- _YOUR OBJECTIVE_
Repeat the material verbatim. Images are excluded from the copy.

-=-=-=-=-

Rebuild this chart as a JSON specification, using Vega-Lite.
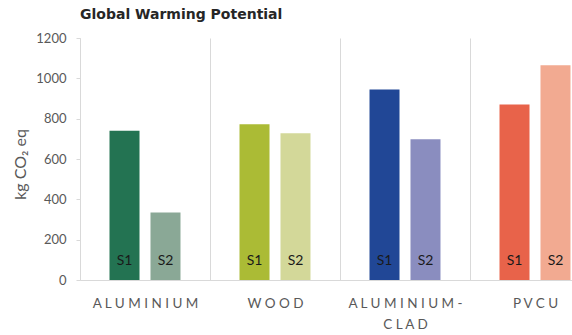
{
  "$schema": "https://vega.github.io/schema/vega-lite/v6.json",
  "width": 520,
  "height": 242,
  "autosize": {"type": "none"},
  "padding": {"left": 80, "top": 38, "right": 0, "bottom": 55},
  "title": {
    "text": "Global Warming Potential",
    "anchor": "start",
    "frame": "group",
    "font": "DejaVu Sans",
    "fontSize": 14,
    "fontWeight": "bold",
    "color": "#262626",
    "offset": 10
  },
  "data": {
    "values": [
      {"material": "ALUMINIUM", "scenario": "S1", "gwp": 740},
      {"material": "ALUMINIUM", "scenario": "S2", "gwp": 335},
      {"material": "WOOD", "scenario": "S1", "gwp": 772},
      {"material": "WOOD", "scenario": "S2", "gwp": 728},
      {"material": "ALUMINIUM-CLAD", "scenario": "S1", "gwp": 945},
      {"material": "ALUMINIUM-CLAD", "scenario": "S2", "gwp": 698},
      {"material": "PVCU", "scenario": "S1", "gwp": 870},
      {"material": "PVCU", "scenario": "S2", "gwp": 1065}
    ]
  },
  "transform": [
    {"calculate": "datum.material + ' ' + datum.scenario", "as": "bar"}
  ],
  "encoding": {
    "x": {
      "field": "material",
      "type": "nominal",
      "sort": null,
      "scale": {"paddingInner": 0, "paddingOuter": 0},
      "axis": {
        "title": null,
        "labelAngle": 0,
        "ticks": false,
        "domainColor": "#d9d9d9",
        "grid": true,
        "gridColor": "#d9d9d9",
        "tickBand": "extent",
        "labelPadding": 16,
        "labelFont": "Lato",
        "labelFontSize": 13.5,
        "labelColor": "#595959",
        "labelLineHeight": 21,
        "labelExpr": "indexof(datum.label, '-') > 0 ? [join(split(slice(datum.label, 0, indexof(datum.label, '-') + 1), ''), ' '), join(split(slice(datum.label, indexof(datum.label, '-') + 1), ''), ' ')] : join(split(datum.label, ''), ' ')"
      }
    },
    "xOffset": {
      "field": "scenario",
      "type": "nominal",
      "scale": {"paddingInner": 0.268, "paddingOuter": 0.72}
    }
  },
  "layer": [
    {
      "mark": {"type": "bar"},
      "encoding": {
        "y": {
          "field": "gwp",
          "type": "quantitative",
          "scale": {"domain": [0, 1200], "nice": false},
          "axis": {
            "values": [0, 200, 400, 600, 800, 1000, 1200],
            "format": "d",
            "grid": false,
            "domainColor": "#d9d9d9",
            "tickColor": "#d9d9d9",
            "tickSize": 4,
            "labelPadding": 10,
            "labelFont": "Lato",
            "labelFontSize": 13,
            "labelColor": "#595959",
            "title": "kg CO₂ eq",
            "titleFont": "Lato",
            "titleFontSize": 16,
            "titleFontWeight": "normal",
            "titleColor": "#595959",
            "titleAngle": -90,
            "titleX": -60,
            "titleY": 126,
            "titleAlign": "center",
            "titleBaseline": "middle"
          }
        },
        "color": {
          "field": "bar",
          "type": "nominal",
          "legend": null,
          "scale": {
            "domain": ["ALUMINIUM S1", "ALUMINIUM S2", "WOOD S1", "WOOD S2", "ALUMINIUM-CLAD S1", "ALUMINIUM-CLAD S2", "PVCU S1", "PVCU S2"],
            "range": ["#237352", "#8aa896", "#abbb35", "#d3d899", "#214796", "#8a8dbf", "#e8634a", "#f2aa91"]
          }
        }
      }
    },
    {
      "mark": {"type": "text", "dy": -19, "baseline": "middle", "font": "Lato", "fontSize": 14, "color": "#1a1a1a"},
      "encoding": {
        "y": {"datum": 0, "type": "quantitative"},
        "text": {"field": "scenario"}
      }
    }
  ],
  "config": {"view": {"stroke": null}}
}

-=-=-=-=-

- _COMPLETE RESPONSE_
Rebuild this chart as a JSON specification, using Vega-Lite.
{
  "$schema": "https://vega.github.io/schema/vega-lite/v6.json",
  "width": 520,
  "height": 242,
  "autosize": {"type": "none"},
  "padding": {"left": 80, "top": 38, "right": 0, "bottom": 55},
  "title": {
    "text": "Global Warming Potential",
    "anchor": "start",
    "frame": "group",
    "font": "DejaVu Sans",
    "fontSize": 14,
    "fontWeight": "bold",
    "color": "#262626",
    "offset": 10
  },
  "data": {
    "values": [
      {"material": "ALUMINIUM", "scenario": "S1", "gwp": 740},
      {"material": "ALUMINIUM", "scenario": "S2", "gwp": 335},
      {"material": "WOOD", "scenario": "S1", "gwp": 772},
      {"material": "WOOD", "scenario": "S2", "gwp": 728},
      {"material": "ALUMINIUM-CLAD", "scenario": "S1", "gwp": 945},
      {"material": "ALUMINIUM-CLAD", "scenario": "S2", "gwp": 698},
      {"material": "PVCU", "scenario": "S1", "gwp": 870},
      {"material": "PVCU", "scenario": "S2", "gwp": 1065}
    ]
  },
  "transform": [
    {"calculate": "datum.material + ' ' + datum.scenario", "as": "bar"}
  ],
  "encoding": {
    "x": {
      "field": "material",
      "type": "nominal",
      "sort": null,
      "scale": {"paddingInner": 0, "paddingOuter": 0},
      "axis": {
        "title": null,
        "labelAngle": 0,
        "ticks": false,
        "domainColor": "#d9d9d9",
        "grid": true,
        "gridColor": "#d9d9d9",
        "tickBand": "extent",
        "labelPadding": 16,
        "labelFont": "Lato",
        "labelFontSize": 13.5,
        "labelColor": "#595959",
        "labelLineHeight": 21,
        "labelExpr": "indexof(datum.label, '-') > 0 ? [join(split(slice(datum.label, 0, indexof(datum.label, '-') + 1), ''), ' '), join(split(slice(datum.label, indexof(datum.label, '-') + 1), ''), ' ')] : join(split(datum.label, ''), ' ')"
      }
    },
    "xOffset": {
      "field": "scenario",
      "type": "nominal",
      "scale": {"paddingInner": 0.268, "paddingOuter": 0.72}
    }
  },
  "layer": [
    {
      "mark": {"type": "bar"},
      "encoding": {
        "y": {
          "field": "gwp",
          "type": "quantitative",
          "scale": {"domain": [0, 1200], "nice": false},
          "axis": {
            "values": [0, 200, 400, 600, 800, 1000, 1200],
            "format": "d",
            "grid": false,
            "domainColor": "#d9d9d9",
            "tickColor": "#d9d9d9",
            "tickSize": 4,
            "labelPadding": 10,
            "labelFont": "Lato",
            "labelFontSize": 13,
            "labelColor": "#595959",
            "title": "kg CO₂ eq",
            "titleFont": "Lato",
            "titleFontSize": 16,
            "titleFontWeight": "normal",
            "titleColor": "#595959",
            "titleAngle": -90,
            "titleX": -60,
            "titleY": 126,
            "titleAlign": "center",
            "titleBaseline": "middle"
          }
        },
        "color": {
          "field": "bar",
          "type": "nominal",
          "legend": null,
          "scale": {
            "domain": ["ALUMINIUM S1", "ALUMINIUM S2", "WOOD S1", "WOOD S2", "ALUMINIUM-CLAD S1", "ALUMINIUM-CLAD S2", "PVCU S1", "PVCU S2"],
            "range": ["#237352", "#8aa896", "#abbb35", "#d3d899", "#214796", "#8a8dbf", "#e8634a", "#f2aa91"]
          }
        }
      }
    },
    {
      "mark": {"type": "text", "dy": -19, "baseline": "middle", "font": "Lato", "fontSize": 14, "color": "#1a1a1a"},
      "encoding": {
        "y": {"datum": 0, "type": "quantitative"},
        "text": {"field": "scenario"}
      }
    }
  ],
  "config": {"view": {"stroke": null}}
}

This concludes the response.